Human actions are driving changes in Earth’s atmosphere, ocean, and land surface at unprecedented rates. Fully-coupled Earth system models (ESMs) simulate physical aspects of the climate system, their interactions with terrestrial and marine ecosystems, and biogeochemical cycles. In this sense, ESMs are extremely valuable to understanding and managing planetary-scale human-environment interactions. Over the past few years, modeling centers around the world have prepared their state-of-the-art ESMs to participate in the 6th phase of the Coupled Model Intercomparison Project (CMIP6). The World Climate Research Program (WCRP) coordinates the design and distribution of ESM simulations, aiming to assess the Earth system response to various forcing trajectories—inclusive of internal climate variability and uncertainty estimates—and to understand the origins and consequences of systematic model biases.
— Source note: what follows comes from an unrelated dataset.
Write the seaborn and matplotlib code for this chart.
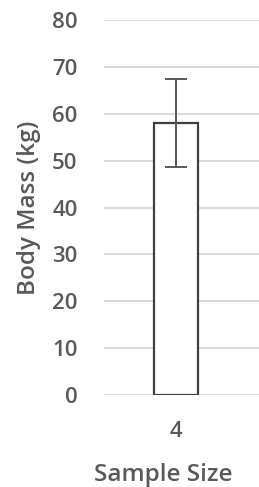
import matplotlib
matplotlib.use("Agg")
import matplotlib.pyplot as plt
import seaborn as sns
import pandas as pd

categories = ["4"]
means = [58.0]
errors = [9.4]
yticks = [0, 10, 20, 30, 40, 50, 60, 70, 80]

sns.set_theme(style="white")
plt.rcParams['font.family'] = ['Open Sans', 'DejaVu Sans']

df = pd.DataFrame({"Sample Size": categories, "Body Mass (kg)": means})

fig = plt.figure(figsize=(2.59, 4.87), dpi=100)
ax = fig.add_axes([104/259, 1-395/487, 1-104/259, (395-20)/487])

sns.barplot(data=df, x="Sample Size", y="Body Mass (kg)", ax=ax,
            color="white", edgecolor="#404040", linewidth=1.6,
            width=0.305, errorbar=None, zorder=3)
ax.errorbar(range(len(categories)), means, yerr=errors, fmt="none",
            ecolor="#595959", elinewidth=1.4, capsize=8, capthick=1.4, zorder=4)

ax.set_ylim(0, 80)
ax.set_xlim(-0.5, 0.576)
ax.set_yticks(yticks)
ax.yaxis.grid(True, color="#d9d9d9", linewidth=1.4, zorder=0)
ax.set_axisbelow(True)
for s in ax.spines.values():
    s.set_visible(False)
tfs = 16
lfs = 17.5
txt = "#595959"
ax.tick_params(axis="y", length=0, pad=19, labelsize=tfs, labelcolor=txt)
ax.tick_params(axis="x", length=0, pad=19, labelsize=tfs, labelcolor=txt)
for lab in ax.get_yticklabels() + ax.get_xticklabels():
    lab.set_fontweight("semibold")
ax.set_ylabel("Body Mass (kg)", fontsize=lfs, color=txt, fontweight="semibold")
ax.set_xlabel("Sample Size", fontsize=lfs, color=txt, fontweight="semibold", labelpad=15)
ax.yaxis.set_label_coords((41 - 104) / 155, 0.5)
ax.yaxis.label.set_verticalalignment("bottom")
ax.xaxis.label.set_x((163 - 104) / 155)

fig.savefig("out.png", dpi=100)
CMIP represents a cutting-edge, collective capacity to understand and model the Earth system. The CMIP enterprise had modest beginnings in the early 1990s, with a handful of participating models each archiving a limited set of output from their simulations—growing to the present CMIP6, which includes participation of dozens of models and modeling centers, contributing many more variables at higher spatial resolution and temporal frequencies. These factors have driven a massive increase in the volume and diversity of CMIP data, making it increasingly difficult to effectively analyze. Meanwhile, the potential for connectivity among scientists has increased as collaborative platforms have emerged. However, the scientific culture could become more effective at developing community-oriented approaches to addressing the large-scale problems defining the present era, leveraging resources like CMIP to advance scientific understanding and actionable information. The complexity of the Earth system and our models of it demands deep collaboration, integrating knowledge across diverse communities. Earth system science is data intensive; barriers to the effective synthesis and interpretation of large and diverse data form a critical rate-limiting step in establishing actionable science.
It was in this context that we organized the CMIP6 Hackathon, a joint OCB/US-CLIVAR activity. The Hackathon took place 16–18 October, 2019 at three locations simultaneously: Lamont-Doherty Earth Observatory (LDEO; Palisades, NY), NCAR (Boulder, CO), and informally at the University of Washington (UW; Seattle, WA). In addition to these primary nodes, a handful of people participated remotely, some having expressed reluctance to travel due to personal carbon-conscious no-fly commitments. Participants were primarily graduate students and postdocs at U.S. universities. We structured the CMIP6 Hackathon around group projects; there was very limited direct instruction, but rather project teams worked solidly for three days on group projects with regular check-ins that established a sense of shared purpose. Rapid learning was fostered via the intense collaborations within the project teams; the groups learned from each other as they overcame technical and scientific challenges.
We invested substantial effort in advance planning of the group projects and staging of the relevant CMIP6 data. Prior to the event, we provided instructions and made use of collaborative platforms (Slack, Discourse, Google Drive, GitHub). Participants were asked to propose projects via a post on discourse.pangeo.io and ensuing discussion enabled formation of teams. Project themes spanned many sub-disciplines, including ocean physics and biogeochemistry, climate sensitivity, atmospheric circulation, and the efficacy of data compression techniques. We pre-staged CMIP6 data for the projects in two locations; (1) the National Center for Atmospheric Research’s CMIP Analysis Platform (CMIP-AP), which provides a 10 PB central data repository connected to the NCAR supercomputer, Cheyenne; and (2) the Google Cloud, taking advantage of efforts within the Pangeo Project to coordinate hosting of CMIP6 data under a Google’s Public Dataset Program. To facilitate data access within computational workflows, we developed a data cataloging utility Intake-esm, a Python package that supports data discovery and access. The hackathon focused on the application of a suite of software tools that have been a focal point of the Pangeo community: Xarray, which enables working with labeled, multi-dimensional arrays; Dask, which provides a flexible approach to enabling parallel computation; and Jupyter Notebooks, which provide an interactive computing platform supporting sharing and publication of computational narratives. Each project team worked in a GitHub repository and developed a set of Jupyter Notebooks performing and documenting computation related to their research objectives.
The CMIP6 Hackathon represented one small step toward an envisioned transformation, building communities of practice around specific problems, using effective approaches to analysis workflows to stimulate interdisciplinary collaboration and accelerated science.